Huntington Beach agrees to settle state housing lawsuit

SACRAMENTO, Calif. (AP) — Huntington Beach has agreed to settle a state lawsuit that tried to force it to end years of opposition to meeting low-income housing goals.

The tentative settlement revolves around a proposed amendment that would exempt housing projects from limits if they reserve at least 20% of the units for low-income families, the Orange County Register reported Monday. The amendment also makes it easier for developers to build housing projects for multiple families.

The state’s housing agency said last Friday that the proposed amendment to the coastal city’s housing plans would meet requirements of a law that took effect last year that was designed to strengthen housing goals.

The city’s planning commission was expected to consider the change on Tuesday and the City Council will review it in February, City Manager Oliver Chi said in a statement last Friday.

The California Department of Housing and Community Development sets the number of new housing units that a region is projected to need to provide homes for all income levels. But wealthy Huntington Beach, which dubs itself “Surf City USA,” has been considered out of compliance since 2015, when it slashed the number of affordable housing units from a development plan for its northeastern area, reducing them from more than 400 to just 70.

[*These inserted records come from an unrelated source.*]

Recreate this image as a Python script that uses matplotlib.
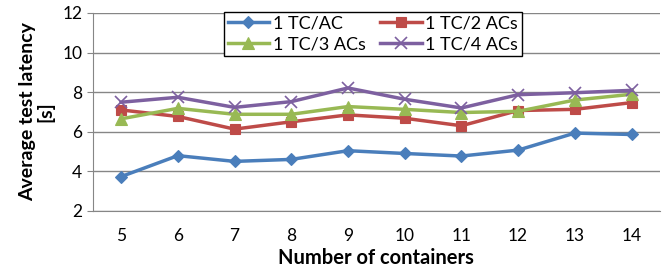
import matplotlib.pyplot as plt

containers = [5, 6, 7, 8, 9, 10, 11, 12, 13, 14]
tc_1ac = [3.73, 4.79, 4.50, 4.60, 5.04, 4.90, 4.77, 5.07, 5.93, 5.86]
tc_2acs = [7.10, 6.77, 6.13, 6.50, 6.85, 6.68, 6.30, 7.07, 7.13, 7.47]
tc_3acs = [6.65, 7.18, 6.88, 6.88, 7.27, 7.13, 6.97, 7.03, 7.60, 7.89]
tc_4acs = [7.49, 7.74, 7.23, 7.52, 8.21, 7.64, 7.20, 7.87, 7.97, 8.09]

series = [
    ("1 TC/AC", tc_1ac, "#4A7EBB", "D", 6),
    ("1 TC/2 ACs", tc_2acs, "#BE4B48", "s", 7),
    ("1 TC/3 ACs", tc_3acs, "#98B954", "^", 8),
    ("1 TC/4 ACs", tc_4acs, "#7D60A0", "x", 8),
]

plt.rcParams["font.family"] = ["Lato", "DejaVu Sans"]

fig = plt.figure(figsize=(6.72, 2.76), dpi=100)
ax = fig.add_axes([0.138, 0.236, 0.844, 0.717])

x = list(range(len(containers)))
lines = {}
for label, vals, color, marker, ms in series:
    lines[label], = ax.plot(x, vals, color=color, lw=2.5, marker=marker, markersize=ms,
                            markeredgewidth=1.2 if marker == "x" else 0.8,
                            markeredgecolor=color, label=label)

ax.set_xlim(-0.5, len(containers) - 0.5)
ax.set_ylim(2, 12)
ax.set_yticks([2, 4, 6, 8, 10, 12])
ax.set_xticks(x)
ax.set_xticklabels([str(c) for c in containers])
ax.tick_params(axis="x", length=0, pad=12, labelsize=12.5)
ax.tick_params(axis="y", length=4, color="#868686", labelsize=12.5, direction="out")
ax.grid(axis="y", color="#868686", lw=1)
ax.set_axisbelow(True)
for s in ["top", "right"]:
    ax.spines[s].set_visible(False)
ax.spines["left"].set_color("#868686")
ax.spines["bottom"].set_color("#868686")

ax.set_xlabel("Number of containers", fontsize=14.5, fontweight="bold", labelpad=3)
ax.set_ylabel("Average test latency\n[s]", fontsize=14, fontweight="bold",
              linespacing=1.0, labelpad=6)

# row-wise legend order like the original
order = ["1 TC/AC", "1 TC/3 ACs", "1 TC/2 ACs", "1 TC/4 ACs"]
leg = ax.legend([lines[k] for k in order], order, ncol=2, loc="upper center",
                bbox_to_anchor=(0.494, 1.05),
                fontsize=13, frameon=True, fancybox=False, edgecolor="black",
                framealpha=1, borderpad=0.2, handlelength=2.3,
                handletextpad=0.2, columnspacing=0.8, labelspacing=0.25)
leg.get_frame().set_linewidth(1.0)

fig.savefig("out.png", dpi=100)
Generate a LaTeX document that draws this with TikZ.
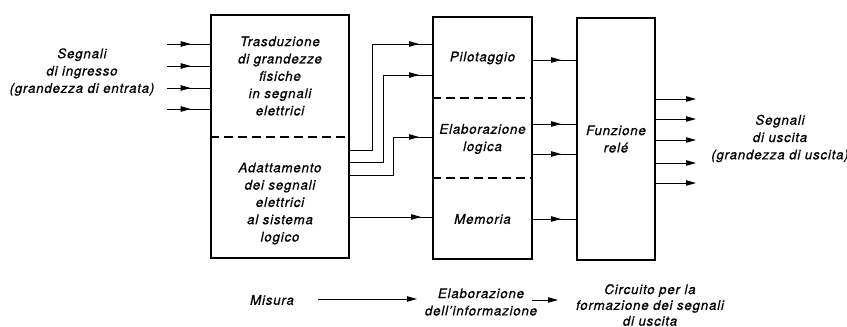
\documentclass[tikz,border=0pt]{standalone}
\usepackage{fontspec}
\setmainfont{TeX Gyre Heros}[LetterSpace=6,FakeBold=0.8]
\usetikzlibrary{arrows.meta,decorations.markings}

\begin{document}
\begin{tikzpicture}[x=1pt,y=-1pt,
  every node/.style={font=\fontsize{13.3}{17.3}\selectfont\itshape, align=center, inner sep=0pt},
  box/.style={draw, rectangle, line width=1.8pt, inner sep=0pt},
  sep/.style={line width=1.8pt, dash pattern=on 9pt off 5pt},
  sig/.style={line width=1pt},
  tip/.style={-{Triangle[length=10pt,width=5.4pt]}},
  midtip/.style={postaction=decorate, decoration={markings,
      mark=at position #1 with {\arrow{Triangle[length=10pt,width=5.4pt]}}}}]

\useasboundingbox (0,0) rectangle (847,327);

% the three function blocks
\node[box, minimum width=138pt, minimum height=243pt] (b1) at (280,136.5) {};
\node[box, minimum width=99pt,  minimum height=242pt] (b2) at (482.5,138) {};
\node[box, minimum width=78pt,  minimum height=242pt] (b3) at (616,139) {};

% section borders inside the blocks
\draw[sep] (b1.west |- 0,137) -- (b1.east |- 0,137);
\draw[sep] (b2.west |- 0,98)  -- (b2.east |- 0,98);
\draw[sep] (b2.west |- 0,178) -- (b2.east |- 0,178);

% block texts
\node (t1) at (280,76) {Trasduzione\\di grandezze\\fisiche\\in segnali\\elettrici};
\node (t2) at (280,203.5) {Adattamento\\dei segnali\\elettrici\\al sistema\\logico};
\node (p)  at (482.5,58) {Pilotaggio};
\node (el) at (482.5,139) {Elaborazione\\logica};
\node (me) at (482.5,219) {Memoria};
\node (fr) at (616,139) {Funzione\\relé};

% input and output labels
\node (inl)  at (82,72) {Segnali\\di ingresso\\(grandezza di entrata)};
\node (outl) at (780,138.5) {Segnali\\di uscita\\(grandezza di uscita)};

% input signals
\foreach \y [count=\i] in {44,66,88,109} {
  \coordinate (in\i) at (167,\y);
  \draw[sig, midtip=0.55] (in\i) -- (in\i -| b1.west);
}

% adapted signals into the logic block
\coordinate (k1) at (372,44);
\coordinate (k2) at (383,75);
\coordinate (k3) at (393,137);
\draw[sig] (b1.east |- 0,150) -| (k1);
\draw[sig, midtip=-13pt] (k1) -- (k1 -| b2.west);
\draw[sig] (b1.east |- 0,162) -| (k2);
\draw[sig, midtip=-13pt] (k2) -- (k2 -| b2.west);
\draw[sig] (b1.east |- 0,175) -| (k3);
\draw[sig, midtip=-13pt] (k3) -- (k3 -| b2.west);
\draw[sig, midtip=-11pt] (b1.east |- 0,217) -- (b2.west |- 0,217);

% logic block to relay block
\foreach \y in {60,124,154,219}
  \draw[sig, midtip=-15pt] (b2.east |- 0,\y) -- (b3.west |- 0,\y);

% output signals
\foreach \y [count=\i] in {99,119,140,163,183} {
  \coordinate (out\i) at (696,\y);
  \draw[sig, tip] (b3.east |- out\i) -- (out\i);
}

% bottom legend
\node (mis)  at (272,300) {Misura};
\node (elab) at (481,302) {Elaborazione\\dell'informazione};
\node[font=\fontsize{13.3}{15.8}\selectfont\itshape] (circ) at (650,305) {Circuito per la\\formazione dei segnali\\di uscita};
\coordinate (m1) at (318,299);
\coordinate (m2) at (417,299);
\coordinate (m3) at (532,300);
\coordinate (m4) at (558,300);
\draw[sig, tip] (m1) -- (m2);
\draw[sig, tip] (m3) -- (m4);
\end{tikzpicture}
\end{document}
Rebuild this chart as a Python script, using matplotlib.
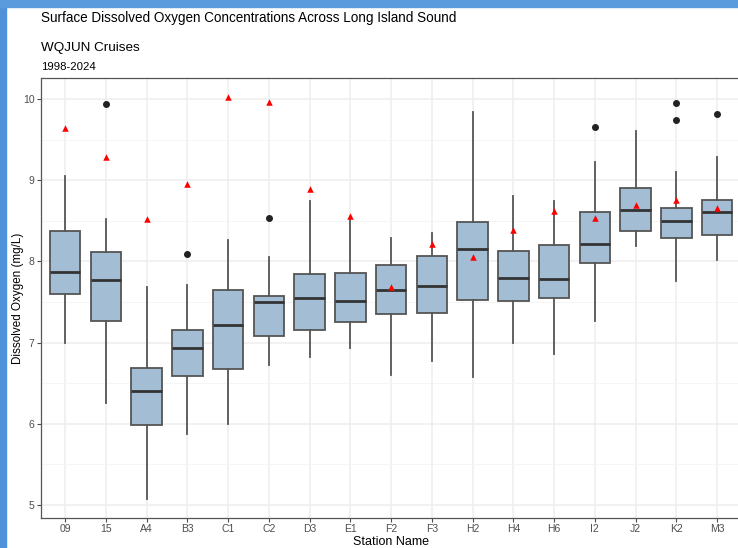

That change followed protests over apartment construction along two main thoroughfares, the Register said.

The city had argued it was following the law, citing an appeals court ruling in 2017 in a related lawsuit. That ruling said that cities like Huntington Beach that have their own charters can approve plans that don’t meet the state’s housing requirements and can eliminate sites zoned for affordable housing.

Former Gov. Jerry Brown signed a law in 2018 closing what housing advocates described as a legal loophole for charter cities.

In the face of California’s severe housing shortage and homelessness problem, Gov. Gavin Newsom’s administration then filed its first lawsuit under the law in January 2019 against Huntington Beach, one of 51 cities and counties that were considered out of compliance with housing requirements.